Thursday, September 21, 2006

TRUTH! Etc. in Poetry

Truth in poetry. I’m not thinking of “TRUTH” as in “The! One! Way! Things! Are!” of the social realm, or the kind of truth that is the sincere retelling of a bit of the author’s life (did the poet REALLY do that?) . . . I’m thinking of truth as a stable part of the world enacted by the poem.

When one runs up the street shouting, “the president has been shot,” one is most likely taken literally. If one writes a poem in which one states, “the president has been shot,” one might be doing any number of things. Perhaps “Truth” is not a good word for this. So I'll try to complicate it a bit by saying “truth value.” Perhaps that still doesn’t quite get to what I mean.

I've read a few things recently. One, by C. Dale Young, about the difficulty of the role of persona on blogs, and another, on Collin Kelly's blog, about his feeling that there is no such thing as "bad" poetry. And then, Jonathan Mayhew was thinking about the inherent problem of taste yesterday.

This has me thinking this morning about the difficulties we have in talking about what art is for, and how we can, or can't, appreciate it.

I think of a poem as a wholeness (even a fragmented poem is a wholeness) because it is itself. My question is how (and then why) do the parts contribute to this wholeness . . . the singularity that is this discreet act of language. No matter what the center of the poem holds – even a de-centered poem – the parts must enact it. And if there is an "it" to enact, then it must, if it is successful, be a wholeness. Even if you choose not to decide, you still have made a choice, as the band, Rush, sings, way back when.

There must be some way, in the economy of the poem, to gauge if the poem has been successful or not in its forward movement?

Here are a couple thoughts I'm trying to help myself with this morning:

What does the poem allow us to say, about it, about the world? The world that is the poem . . . the alternate world-creating power of language enacting its space before us. And then the world that is NOT the poem . . . our lived lives in this daily, pedestrian world.

What does this poem allow us to bring back from the poem-world to the daily world? That is, I think, what people talk about when they say one is—or that one might be—changed by art. When the art spills over into the life, the life is shifted a bit. Perhaps not permanently, and perhaps only slightly, and certainly not every time, but changed nonetheless. Even if it quickly reverts.

And what, then, does the poem NOT allow us to say, to bring back to the world?

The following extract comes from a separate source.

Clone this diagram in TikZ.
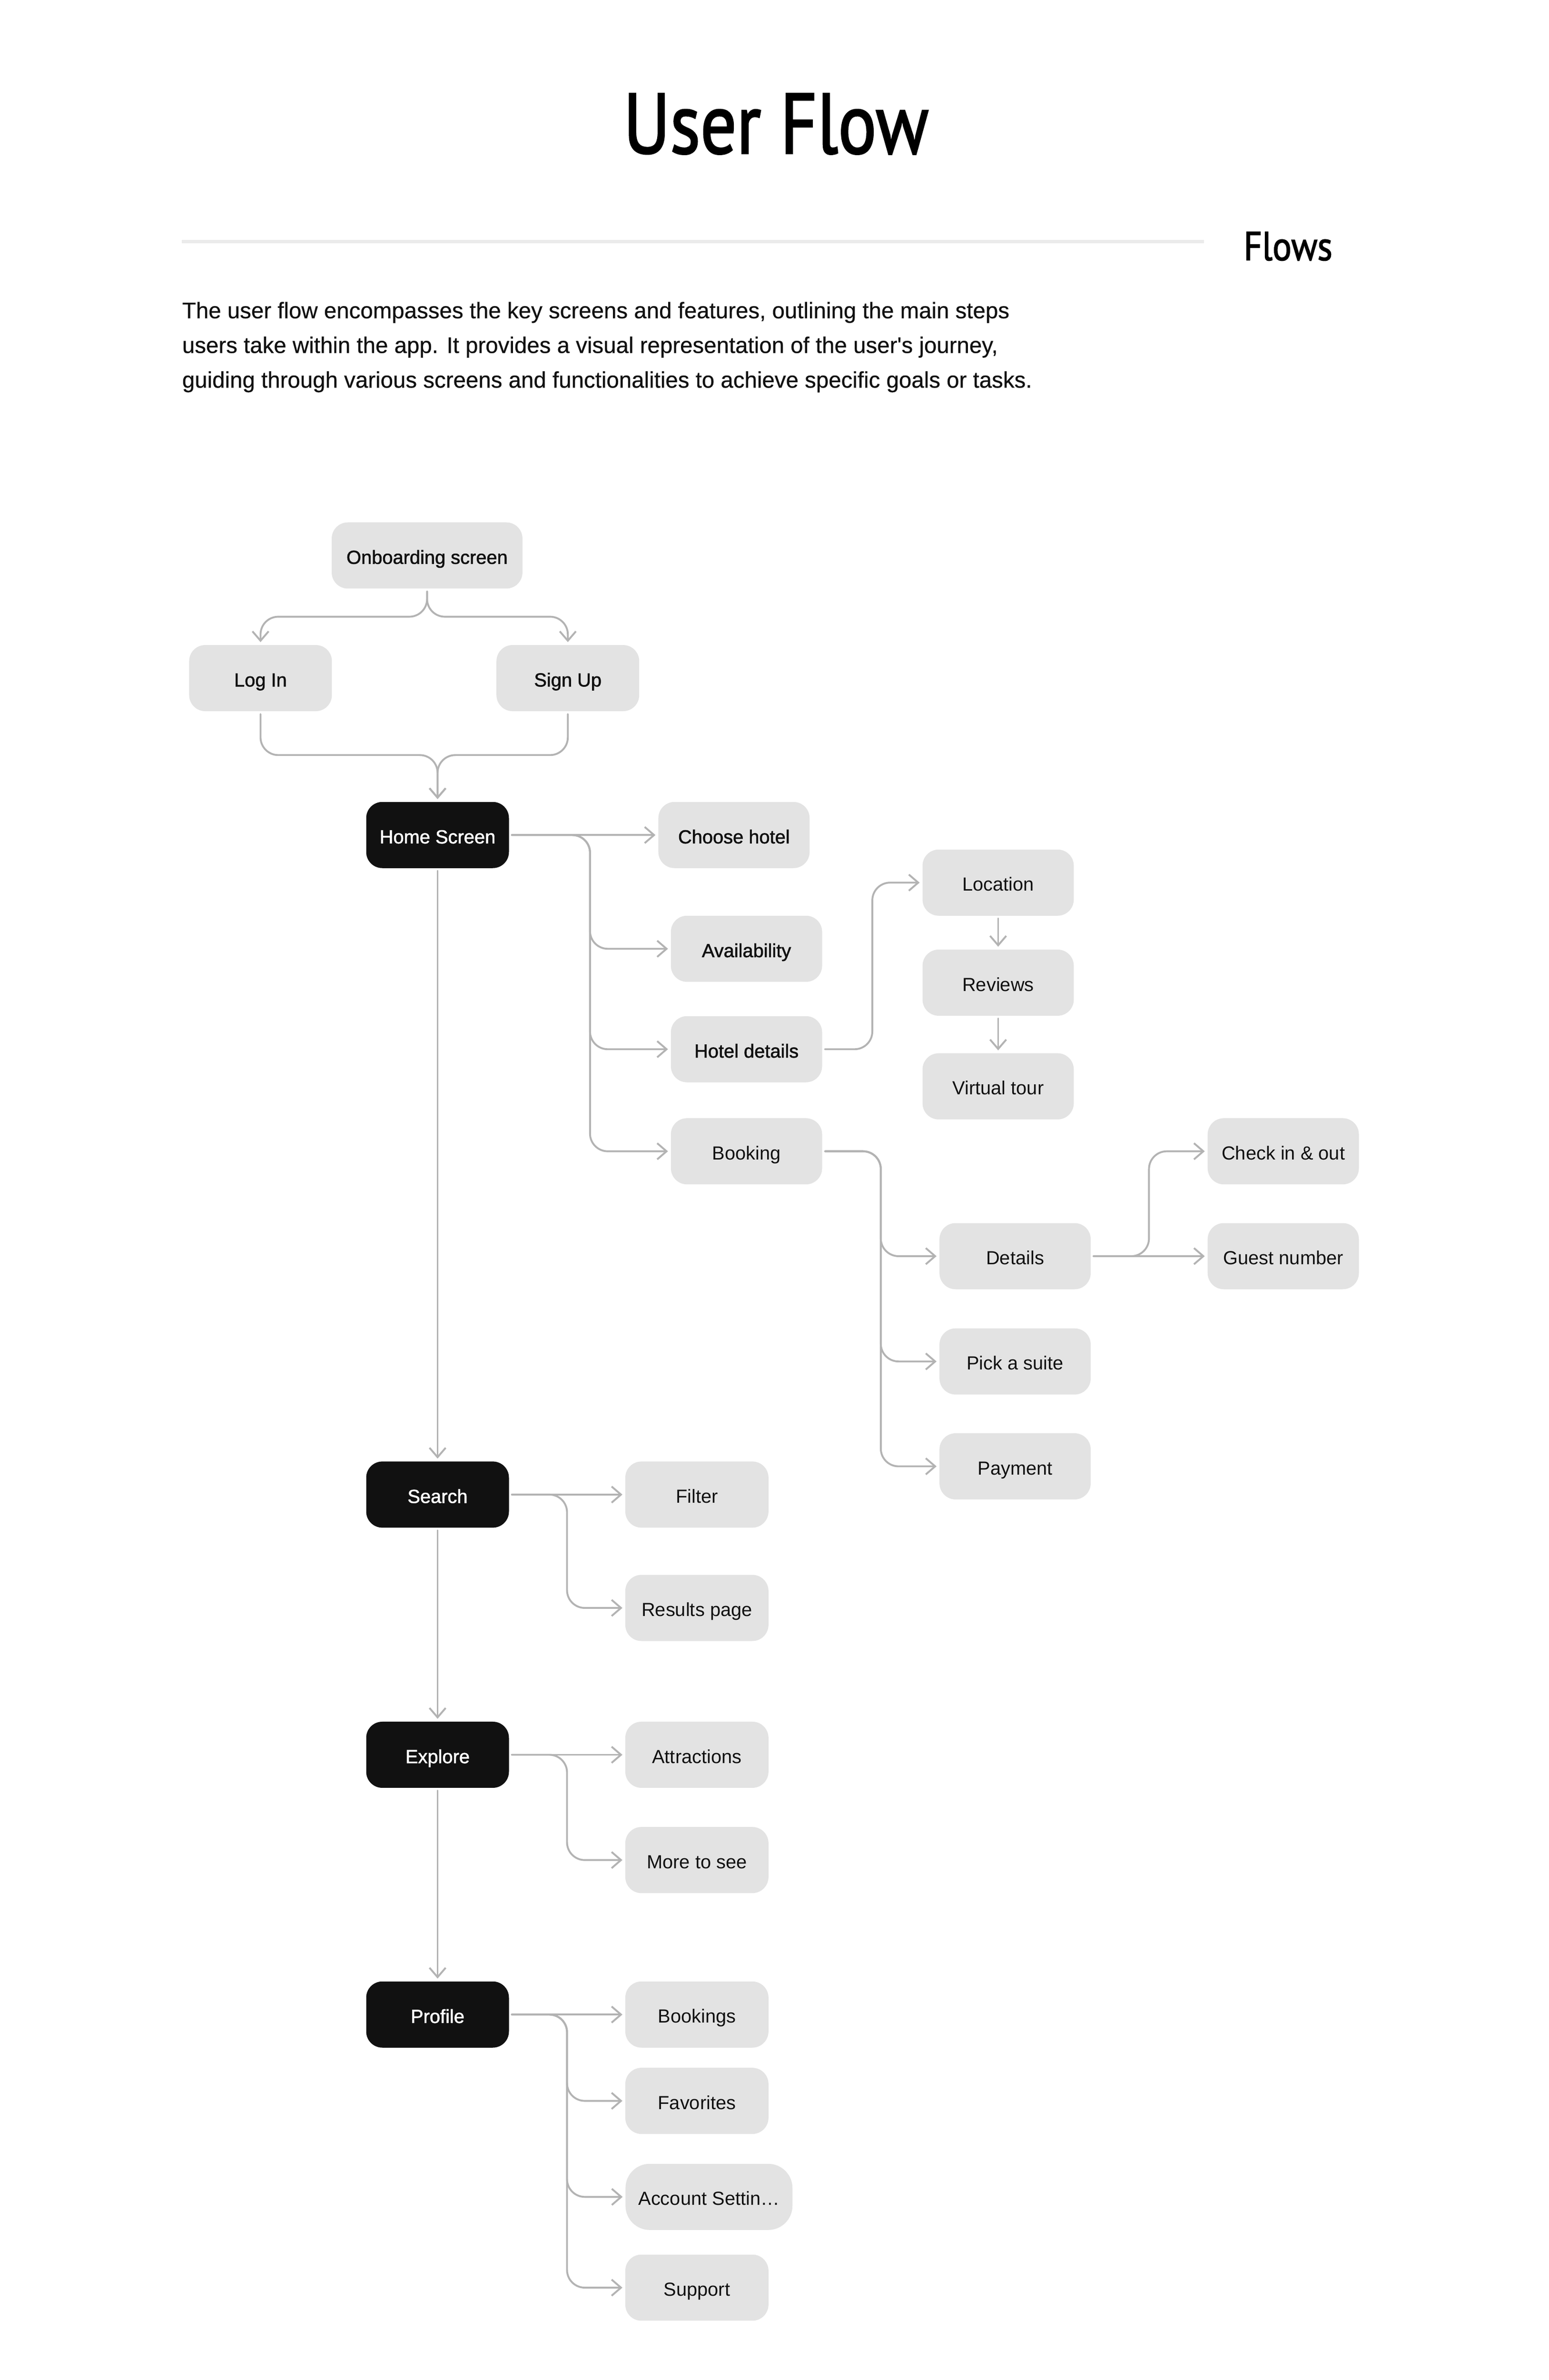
\documentclass[tikz,border=0pt]{standalone}
\usepackage{fontspec}
\setmainfont{Liberation Sans}
\newfontfamily\medfont[FakeBold=1.6]{Liberation Sans}
\newfontfamily\parafont[FakeBold=0.5]{Liberation Sans}
\newfontfamily\titlefont[FakeBold=2]{PT Sans}
\usetikzlibrary{arrows.meta}
\definecolor{boxgrey}{HTML}{E3E3E3}
\definecolor{ink}{HTML}{111111}
\definecolor{wiregrey}{HTML}{B3B3B3}
\definecolor{rulegrey}{HTML}{EBEBEB}
\tikzset{
  basebox/.style={rectangle, rounded corners=10pt, inner sep=0pt, minimum height=41pt,
    text height=11.1pt, text depth=0.7pt, font=\fontsize{11.75}{13}\selectfont,
    fill=boxgrey, text=ink},
  medtext/.style={font=\medfont\fontsize{11.75}{13}\selectfont},
  wide/.style={basebox, minimum width=93.75pt},
  narrow/.style={basebox, minimum width=88.75pt},
  darkbox/.style={basebox, medtext, fill=ink, text=white, minimum width=88.5pt},
  link/.style={draw=wiregrey, line width=1.15pt, rounded corners=11pt, line cap=round,
    line join=round, shorten <=1.6pt, shorten >=1.6pt,
    -{Straight Barb[length=5.8pt,width=10pt]}},
  paraline/.style={anchor=base west, inner sep=0pt, text=ink, font=\parafont\fontsize{14}{21.5}\selectfont}
}
\begin{document}
\begin{tikzpicture}[x=0.25pt,y=-0.25pt]
\useasboundingbox[fill=white] (0,0) rectangle (3840,5900);

% header
\node[anchor=base, inner sep=0pt] (title) at (1924,380) {\resizebox{189pt}{37pt}{\titlefont User Flow}};
\draw[rulegrey, line width=2pt] (451,599) -- (2985,599);
\node[anchor=base west, inner sep=0pt] (flows) at (3083,645) {\resizebox{55pt}{17.5pt}{\titlefont Flows}};
\node[paraline] (p1) at (451,789) {The user flow encompasses the key screens and features, outlining the main steps};
\node[paraline] (p2) at (451,875) {users take within the app. It provides a visual representation of the user's journey,};
\node[paraline] (p3) at (451,961) {guiding through various screens and functionalities to achieve specific goals or tasks.};

% nodes
\node[basebox, medtext, minimum width=118.25pt] (onb) at (1059,1377) {Onboarding screen};
\node[basebox, medtext, minimum width=88.5pt] (login) at (646,1681) {Log In};
\node[basebox, medtext, minimum width=88.5pt] (signup) at (1408,1681) {Sign Up};
\node[darkbox] (home) at (1085,2070) {Home Screen};
\node[wide, medtext] (choose) at (1820,2070) {Choose hotel};
\node[wide, medtext] (avail) at (1851,2352) {Availability};
\node[wide, medtext] (hotel) at (1851,2601) {Hotel details};
\node[wide] (book) at (1851,2854) {Booking};
\node[wide] (loc) at (2475,2188) {Location};
\node[wide] (rev) at (2475,2436) {Reviews};
\node[wide] (vt) at (2475,2693) {Virtual tour};
\node[wide] (det) at (2517,3114) {Details};
\node[wide] (suite) at (2517,3375) {Pick a suite};
\node[wide] (pay) at (2517,3635) {Payment};
\node[wide] (check) at (3182,2854) {Check in \& out};
\node[wide] (guest) at (3182,3114) {Guest number};
\node[darkbox] (search) at (1085,3705) {Search};
\node[narrow] (filter) at (1728,3705) {Filter};
\node[narrow] (results) at (1728,3986) {Results page};
\node[darkbox] (explore) at (1085,4350) {Explore};
\node[narrow] (attr) at (1728,4350) {Attractions};
\node[narrow] (more) at (1728,4611) {More to see};
\node[darkbox] (profile) at (1085,4994) {Profile};
\node[narrow] (bookings) at (1728,4994) {Bookings};
\node[narrow] (fav) at (1728,5208) {Favorites};
\node[narrow, minimum width=103.5pt, rounded corners=15pt] (acct) at (1758,5446) {Account Settin…};
\node[narrow] (support) at (1728,5671) {Support};

% trunk coordinates
\coordinate (htrunk) at (1463,2070);
\coordinate (ltrunk) at (2163,2601);
\coordinate (btrunk) at (2184,2854);
\coordinate (dtrunk) at (2849,3114);
\coordinate (strunk) at (1406,3705);
\coordinate (etrunk) at (1406,4350);
\coordinate (ptrunk) at (1406,4994);

% connectors
\draw[link] (onb.south) -- ++(0,69) -| (login.north);
\draw[link] (onb.south) -- ++(0,69) -| (signup.north);
\draw[link] (login.south) -- ++(0,108) -| (home.north);
\draw[link] (signup.south) -- ++(0,108) -| (home.north);

\draw[link] (home.east) -- (choose.west);
\draw[link] (home.east) -- (htrunk) |- (avail.west);
\draw[link] (home.east) -- (htrunk) |- (hotel.west);
\draw[link] (home.east) -- (htrunk) |- (book.west);

\draw[link] (hotel.east) -- (ltrunk) |- (loc.west);
\draw[link] (loc.south) -- (rev.north);
\draw[link] (rev.south) -- (vt.north);

\draw[link] (book.east) -- (btrunk) |- (det.west);
\draw[link] (book.east) -- (btrunk) |- (suite.west);
\draw[link] (book.east) -- (btrunk) |- (pay.west);

\draw[link] (det.east) -- (guest.west);
\draw[link] (det.east) -- (dtrunk) |- (check.west);

\draw[link] (home.south) -- (search.north);
\draw[link] (search.south) -- (explore.north);
\draw[link] (explore.south) -- (profile.north);

\draw[link] (search.east) -- (filter.west);
\draw[link] (search.east) -- (strunk) |- (results.west);

\draw[link] (explore.east) -- (attr.west);
\draw[link] (explore.east) -- (etrunk) |- (more.west);

\draw[link] (profile.east) -- (bookings.west);
\draw[link] (profile.east) -- (ptrunk) |- (fav.west);
\draw[link] (profile.east) -- (ptrunk) |- (acct.west);
\draw[link] (profile.east) -- (ptrunk) |- (support.west);
\end{tikzpicture}
\end{document}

Remembering that a poem is not a math test, and that one need not show all of one’s work, it is important to note that there is no answer that comes out of a poem. If a poem has an answer, it’s closed to possibility, and then might be reportage, or reflection, or a sincere reenacted truth, but it is no longer a dwelling in possibility, which is the strongest move poetry has, in my estimation.

And in speaking about these things, we must come up against the twin devils of TASTE and VALUE.

Can we talk about the movements of a poem, its potentials and reductions, without being accused of TASTE (you just don’t like it -- !)? Can we speak of the poem’s movement with internal coherence, with its enacted TRUTH, without being accused of VALUE (don’t put your truth on me, man -- !)? Probably not, but it’s good to try, I think. And I suppose we all should fail, as, I suppose all poems must fail . . . or else there would be the end of poetry. Maybe.

All this sounds like STANDARDS of GOOD POEMS, which makes me feel like a reactionary. I don't like that.

Questions for further heated arguments with myself:

How is the form of the poem working with/against the content?

Why do you think the poet broke the poem’s lines where they are broken?

What role does sound (does rhythm) play in this poem?

What does the world look like that is being enacted by this poem? (Image)

To what end are the gleaming machines making?

1 Comments:

At 9/22/2006 7:48 AM, Blogger Collin Kelley said...

An excellent post to further this discusson. I would argue that whether a poem is successful or not in its forward movement is the same as good, bad, personal taste, or whether it moved you or not. When I'm critiquing poetry for others, I do look for an economy of words, forward movement, being taken on some kind of mini-journey. Somehow we must find new language to accurately gage poetry. These kinds of discussions are how that happens.